New York Court Sides with Restaurant in Insurance Dispute
A New York appeals court has ruled in favor of Catskill Barbeque, LLC, allowing the restaurant to continue pursuing a claim for more than $2 million in lost business income against Mid-Hudson Co-Operative Insurance Company. The decision, handed down by the Appellate Division, Third Department on April 24, 2025, keeps the breach of contract case alive after a lower court previously rejected the insurer’s attempt to have it dismissed.
The case stems from a fire that damaged Catskill Barbeque’s property in the Town of Fallsburg, Sullivan County. After the blaze, the business filed a claim with Mid-Hudson, its insurance carrier, seeking indemnification for its losses. Mid-Hudson responded with a payment of $175,000, arguing that this amount represented the maximum allowed under the policy.
Disagreeing with the insurer’s assessment, Catskill Barbeque sued for breach of contract. Mid-Hudson moved to dismiss the lawsuit, claiming the insurance policy’s wording clearly limited the payout. However, both the trial court and the appeals court saw things differently. The issue centered on how the insurance policy was written. The main declarations page didn’t mention business income coverage at all. A supplemental declarations page noted that coverage would last for 12 months of actual income loss but didn’t mention any dollar limit. Only on the 73rd page of the policy did Mid-Hudson include language attempting to limit business income coverage to three months and cap it at $175,000.
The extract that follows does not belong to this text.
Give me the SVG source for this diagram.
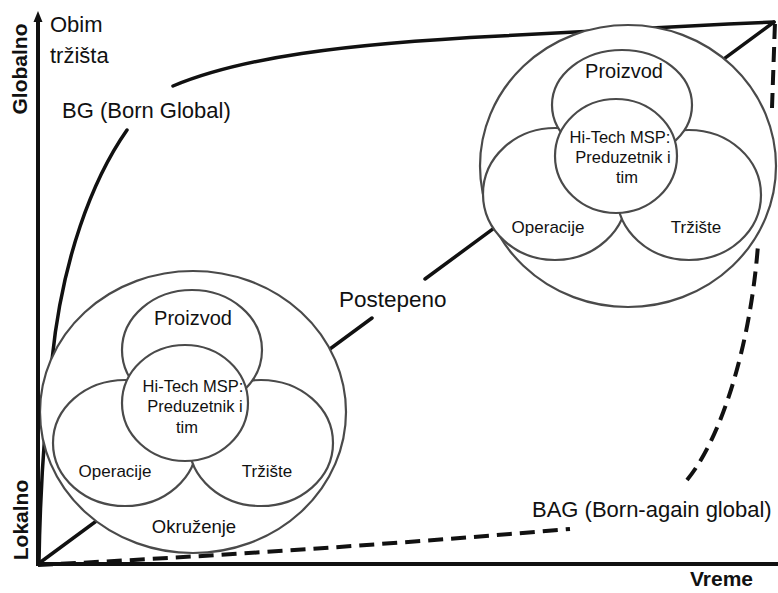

The appellate judges found this arrangement troubling, stating that if Mid-Hudson intended to impose such a limit, it should have been stated plainly in the declarations pages where customers expect to find key coverage terms. Instead, the limits were “buried” much later in the policy, creating ambiguity. When insurance policies are ambiguous, the law tends to favor the policyholder. Given the inconsistencies, the court affirmed that the lawsuit could go forward, rejecting Mid-Hudson’s argument that the policy language shut down the claim.
This case serves as a reminder that when it comes to insurance contracts, clarity isn’t just good customer service – it’s a legal necessity. For insurers, making important limitations easy to find is critical. And for policyholders, it shows why it pays to read beyond the declarations page – and why courts may be willing to step in when coverage terms aren’t clearly spelled out.